Last Updated on November 18, 2020 by Oddmund Groette
This week I came across this blogpost by Nick Maggiulli about The All Weather Portfolio.
What is The All Weather Portfolio?
Maggiuli’s blog post is based on the “All Weather Portfolio” developed by Ray Dalio and his firm Bridgewater Associates, one of the biggest hedge funds in the world. Dalio’s firm has spent considerable time developing a portfolio that does well both in times of inflation and deflation (any kind of market conditions).

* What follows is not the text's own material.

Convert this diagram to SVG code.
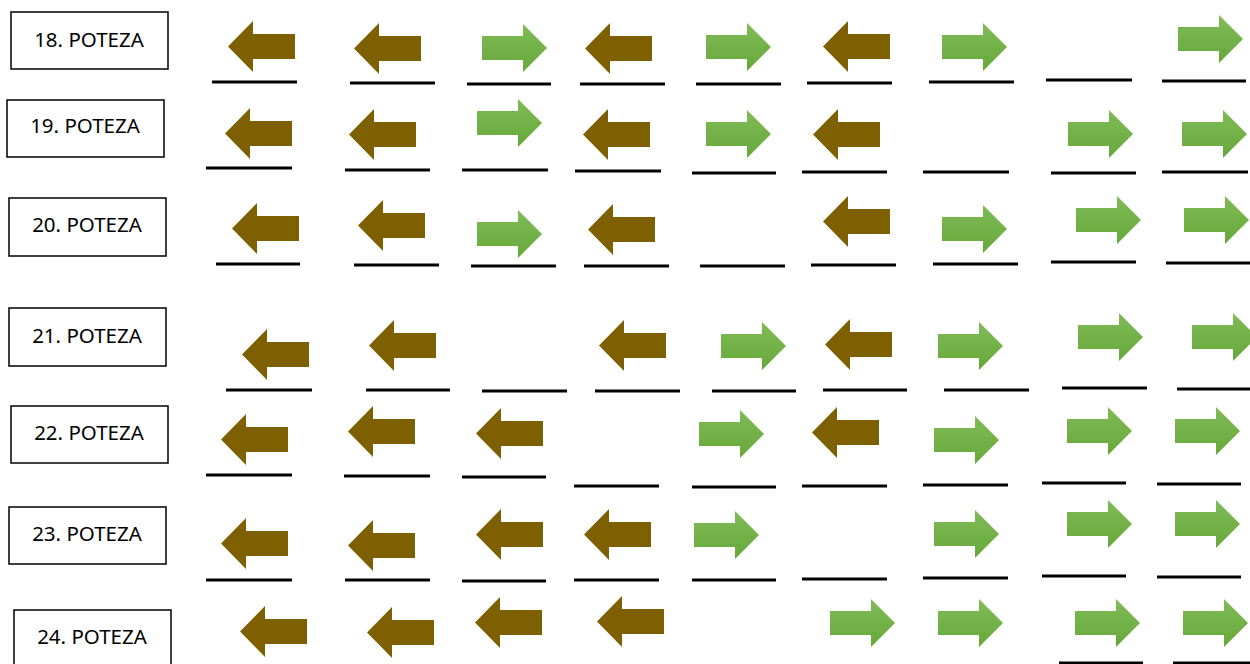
<svg xmlns="http://www.w3.org/2000/svg" xmlns:xlink="http://www.w3.org/1999/xlink" width="1250" height="664" viewBox="0 0 1250 664">
  <style>
    .box { fill: #ffffff; stroke: #000000; stroke-width: 1.5; }
    .label { font-family: "Noto Sans", "Open Sans", "Liberation Sans", sans-serif; font-size: 20.5px; fill: #000000; text-anchor: middle; }
    .slot { stroke: #000000; stroke-width: 3; }
  </style>
  <defs>
    <linearGradient id="greenFill" x1="0" y1="0" x2="0" y2="1">
      <stop offset="0" stop-color="#80bb57"/>
      <stop offset="1" stop-color="#66a83a"/>
    </linearGradient>
    <!-- brown arrow pointing left, 67 x 51 -->
    <path id="left" d="M0,25.5 L25,0 L25,13 L67,13 L67,38 L25,38 L25,51 Z" fill="#7f6000"/>
    <!-- green arrow pointing right, 65 x 48 -->
    <path id="right" d="M0,12 L41,12 L41,0 L65,24 L41,48 L41,36 L0,36 Z" fill="url(#greenFill)"/>
  </defs>
  <rect width="1250" height="664" fill="#ffffff"/>

  <!-- move 18 -->
  <g id="move-18">
    <rect class="box" x="11" y="12" width="157" height="57"/>
    <text class="label" x="89" y="47">18. POTEZA</text>
    <use xlink:href="#left" x="228" y="21"/>
    <use xlink:href="#left" x="354" y="23"/>
    <use xlink:href="#right" x="482" y="24"/>
    <use xlink:href="#left" x="585" y="23"/>
    <use xlink:href="#right" x="706" y="23"/>
    <use xlink:href="#left" x="823" y="21"/>
    <use xlink:href="#right" x="942" y="23"/>
    <use xlink:href="#right" x="1178" y="15"/>
  </g>

  <!-- move 19 -->
  <g id="move-19">
    <rect class="box" x="7" y="100" width="157" height="57"/>
    <text class="label" x="85" y="133">19. POTEZA</text>
    <use xlink:href="#left" x="225" y="108"/>
    <use xlink:href="#left" x="349" y="109"/>
    <use xlink:href="#right" x="477" y="99"/>
    <use xlink:href="#left" x="583" y="109"/>
    <use xlink:href="#right" x="706" y="110"/>
    <use xlink:href="#left" x="813" y="109"/>
    <use xlink:href="#right" x="1068" y="110"/>
    <use xlink:href="#right" x="1182" y="110"/>
  </g>

  <!-- move 20 -->
  <g id="move-20">
    <rect class="box" x="9" y="198" width="157" height="58"/>
    <text class="label" x="87" y="232">20. POTEZA</text>
    <use xlink:href="#left" x="232" y="203"/>
    <use xlink:href="#left" x="358" y="200"/>
    <use xlink:href="#right" x="477" y="210"/>
    <use xlink:href="#left" x="588" y="204"/>
    <use xlink:href="#left" x="823" y="196"/>
    <use xlink:href="#right" x="942" y="205"/>
    <use xlink:href="#right" x="1076" y="196"/>
    <use xlink:href="#right" x="1184" y="196"/>
  </g>

  <!-- move 21 -->
  <g id="move-21">
    <rect class="box" x="9" y="308" width="157" height="58"/>
    <text class="label" x="87" y="343">21. POTEZA</text>
    <use xlink:href="#left" x="242" y="329"/>
    <use xlink:href="#left" x="369" y="320"/>
    <use xlink:href="#left" x="599" y="320"/>
    <use xlink:href="#right" x="721" y="322"/>
    <use xlink:href="#left" x="825" y="319"/>
    <use xlink:href="#right" x="938" y="322"/>
    <use xlink:href="#right" x="1078" y="313"/>
    <use xlink:href="#right" x="1192" y="313"/>
  </g>

  <!-- move 22 -->
  <g id="move-22">
    <rect class="box" x="11" y="406" width="157" height="57"/>
    <text class="label" x="89" y="440">22. POTEZA</text>
    <use xlink:href="#left" x="221" y="414"/>
    <use xlink:href="#left" x="348" y="406"/>
    <use xlink:href="#left" x="476" y="408"/>
    <use xlink:href="#right" x="699" y="410"/>
    <use xlink:href="#left" x="812" y="407"/>
    <use xlink:href="#right" x="934" y="416"/>
    <use xlink:href="#right" x="1067" y="407"/>
    <use xlink:href="#right" x="1175" y="407"/>
  </g>

  <!-- move 23 -->
  <g id="move-23">
    <rect class="box" x="9" y="507" width="157" height="57"/>
    <text class="label" x="87" y="541">23. POTEZA</text>
    <use xlink:href="#left" x="221" y="518"/>
    <use xlink:href="#left" x="348" y="520"/>
    <use xlink:href="#left" x="476" y="509"/>
    <use xlink:href="#left" x="584" y="509"/>
    <use xlink:href="#right" x="694" y="511"/>
    <use xlink:href="#right" x="934" y="510"/>
    <use xlink:href="#right" x="1067" y="500"/>
    <use xlink:href="#right" x="1175" y="500"/>
  </g>

  <!-- move 24 -->
  <g id="move-24">
    <rect class="box" x="14" y="610" width="157" height="60"/>
    <text class="label" x="92" y="644">24. POTEZA</text>
    <use xlink:href="#left" x="240" y="606"/>
    <use xlink:href="#left" x="367" y="607"/>
    <use xlink:href="#left" x="475" y="597"/>
    <use xlink:href="#left" x="597" y="596"/>
    <use xlink:href="#right" x="830" y="599"/>
    <use xlink:href="#right" x="938" y="599"/>
    <use xlink:href="#right" x="1075" y="599"/>
    <use xlink:href="#right" x="1183" y="599"/>
  </g>

  <!-- answer slots under each position -->
  <g id="slots">
    <line class="slot" x1="212" y1="82" x2="297" y2="82"/>
    <line class="slot" x1="350" y1="83" x2="435" y2="83"/>
    <line class="slot" x1="467" y1="84" x2="551" y2="84"/>
    <line class="slot" x1="580" y1="84" x2="665" y2="84"/>
    <line class="slot" x1="696" y1="84" x2="781" y2="84"/>
    <line class="slot" x1="807" y1="83" x2="892" y2="83"/>
    <line class="slot" x1="929" y1="82" x2="1014" y2="82"/>
    <line class="slot" x1="1046" y1="80" x2="1132" y2="80"/>
    <line class="slot" x1="1162" y1="81" x2="1246" y2="81"/>

    <line class="slot" x1="206" y1="168" x2="292" y2="168"/>
    <line class="slot" x1="345" y1="170" x2="430" y2="170"/>
    <line class="slot" x1="462" y1="170" x2="548" y2="170"/>
    <line class="slot" x1="575" y1="171" x2="661" y2="171"/>
    <line class="slot" x1="692" y1="173" x2="776" y2="173"/>
    <line class="slot" x1="802" y1="172" x2="887" y2="172"/>
    <line class="slot" x1="923" y1="172" x2="1009" y2="172"/>
    <line class="slot" x1="1051" y1="173" x2="1136" y2="173"/>
    <line class="slot" x1="1162" y1="172" x2="1248" y2="172"/>

    <line class="slot" x1="216" y1="264" x2="300" y2="264"/>
    <line class="slot" x1="354" y1="265" x2="439" y2="265"/>
    <line class="slot" x1="471" y1="266" x2="556" y2="266"/>
    <line class="slot" x1="584" y1="266" x2="669" y2="266"/>
    <line class="slot" x1="700" y1="266" x2="785" y2="266"/>
    <line class="slot" x1="811" y1="265" x2="896" y2="265"/>
    <line class="slot" x1="933" y1="264" x2="1018" y2="264"/>
    <line class="slot" x1="1051" y1="262" x2="1136" y2="262"/>
    <line class="slot" x1="1166" y1="263" x2="1251" y2="263"/>

    <line class="slot" x1="226" y1="390" x2="312" y2="390"/>
    <line class="slot" x1="366" y1="390" x2="450" y2="390"/>
    <line class="slot" x1="482" y1="391" x2="567" y2="391"/>
    <line class="slot" x1="595" y1="391" x2="680" y2="391"/>
    <line class="slot" x1="712" y1="391" x2="796" y2="391"/>
    <line class="slot" x1="823" y1="390" x2="907" y2="390"/>
    <line class="slot" x1="944" y1="390" x2="1029" y2="390"/>
    <line class="slot" x1="1062" y1="388" x2="1147" y2="388"/>
    <line class="slot" x1="1177" y1="389" x2="1250" y2="389"/>

    <line class="slot" x1="206" y1="475" x2="292" y2="475"/>
    <line class="slot" x1="344" y1="476" x2="430" y2="476"/>
    <line class="slot" x1="462" y1="477" x2="546" y2="477"/>
    <line class="slot" x1="574" y1="486" x2="659" y2="486"/>
    <line class="slot" x1="692" y1="487" x2="776" y2="487"/>
    <line class="slot" x1="802" y1="486" x2="887" y2="486"/>
    <line class="slot" x1="923" y1="485" x2="1008" y2="485"/>
    <line class="slot" x1="1042" y1="483" x2="1126" y2="483"/>
    <line class="slot" x1="1157" y1="484" x2="1241" y2="484"/>

    <line class="slot" x1="206" y1="580" x2="292" y2="580"/>
    <line class="slot" x1="345" y1="580" x2="430" y2="580"/>
    <line class="slot" x1="462" y1="581" x2="546" y2="581"/>
    <line class="slot" x1="574" y1="580" x2="659" y2="580"/>
    <line class="slot" x1="692" y1="580" x2="776" y2="580"/>
    <line class="slot" x1="802" y1="579" x2="887" y2="579"/>
    <line class="slot" x1="923" y1="578" x2="1008" y2="578"/>
    <line class="slot" x1="1042" y1="576" x2="1126" y2="576"/>
    <line class="slot" x1="1157" y1="577" x2="1241" y2="577"/>

    <line class="slot" x1="1059" y1="663" x2="1143" y2="663"/>
    <line class="slot" x1="1173" y1="663" x2="1250" y2="663"/>
  </g>
</svg>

Because most current investors have never witnessed a market where interest rates have gone up, as a matter of fact, rates have been falling since the early 1980s, it makes sense to have a long-term portfolio that can sustain all market conditions and keep your money safe. Most investors have long forgotten the stagflation period of the 1970s where stocks produced negative real returns, in addition to the relatively recent bear market of the 2000s where the dust from the dot com bubble required lots of time to settle. Bear markets are inevitable in long-term investing. We all fall prone to the recency bias and quickly forget the past. Right now the interest rate risk might seem low, but economic conditions can change on a dime.
Those relying on investment income (FIRE) might take notice of this chart by Nick Maggiulli in the blogpost:
Stocks are not a sure thing if you rely on them to cover your living expenses. If you want to retire early, you better make sure you can withstand at least 10 years of mediocre returns. I recently wrote about why I expect lower returns over the next decade, and why it makes sense to diversify. Your personal finances are important and it pays off to include a margin of safety.
How do I make an All Weather Portfolio?
The aim of Bridgewater’s All Weather Portfolio is to use diversification as a tool to smooth returns and lower drawdowns. The asset classes don’t move in perfect tandem, and thus diversification can help you lower drawdowns and sleep well at night. Ray Dalio’s Bridgewater Associates composed the portfolio like this:
- 55% bonds
- 30% US stocks (US stocks are about 50% of world market capitalization)
- 15% hard assets and commodities
Nick Maggiulli suggests these ETFs to replicate Bridgewater’s portfolio:
- 40% TLT (long-term Treasuries)
- 30% SPY (US stocks, S&P 500)
- 15% IEI (intermediate term U.S. Bonds)
- 7.5% GLD (gold)
- 7.5% DBC (commodities, commodity index tracking fund)
I guess every broker offers these ETF’s and thus you can easily compose this portfolio and rebalance whenever you want. You can of course change some of these components yourself but be sure you know what you are doing.
Pros and cons:
There is no free lunch in the stock market, and lower variability comes at a cost: over the long run, the All Weather Portfolio will most likely underperform both stocks and 60/40 (stock/bonds) as can be seen from the graph above. This means that the All Weather Portfolio is not for everyone. Especially if you are young, for example in your 20’s, it would make more sense to be more aggressive (invest more in stocks) as you have time on your side.
How is the All Weather Portfolio doing?
The portfolio has continued to perform well in 2020. The All Weather Portfolio vs the S&P 500 has a clear winner:
The graph above assumes 100 000 invested at the closing prices of the first trading day of 2020 (dividends reinvested). While a 100% allocation to S&P 500 suffered a 33% drawdown, the All Weather Portfolio only had a very marginal 6% drawdown. This is a huge difference! As of writing, 11th of August 2020, the portfolio has gained 13.3% while S&P 500 “only” 4.4%.
Clearly, Dalio’s strategy still performs well, but that is of course no guarantee it will in the future.
Disclosure: I am not a financial advisor. Please do your own due diligence and investment research or consult a financial professional. All articles are my opinion – they are not suggestions to buy or sell any securities.